Stein, Chun, and their steve collaborators hope that user-generated tags will eventually allow different kinds of collections to be linked together. For example, tags on a painting of a thunderstorm could link to scientific information on storm formation living on library or science museum Web sites. The tags would tie the collections together, which has enormous potential for educators and students, said Stein.
A third 2008 NLG grant, T3: Text, Tagging and Trust to Improve Image Access for Museums and Libraries, builds on previous steve research. The University of Maryland’s Institute for Advanced Computer Studies and College of Information Studies will partner with steve collaborators to explore technological ways to weight specific high-value tags so that they rise to the top. For example, a passionate and knowledgeable car enthusiast viewing an image of a ‘57 Chevy will contribute tags that curators might never know. T3 will try to answer the question, "how can you automate the process and pre-identify trustworthy contributors who provide ‘high value tags.’"
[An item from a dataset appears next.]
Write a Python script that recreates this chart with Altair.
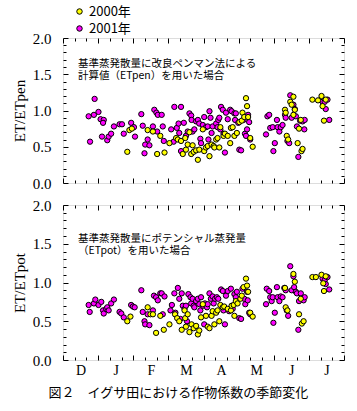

The software and research findings produced by the steve project are available to anyone with an interest, whether or not they formally represent a museum. For institutions considering trying steve, there are many ways to be involved, Stein noted.
"Not every museum will be comfortable displaying users’ tags online. But, even if museums don’t display tags, they can still provide useful information about what the viewers see and feel. In our museum, we are using tags in training our docents how to describe works of art," Stein said.
"Tagging reassures museum visitors that they are valuable to us. It matters to us what they think and we can be responsive to them," Chun said. "Our goal is to have push button installations so that small museums with no IT (information technology) department can use steve."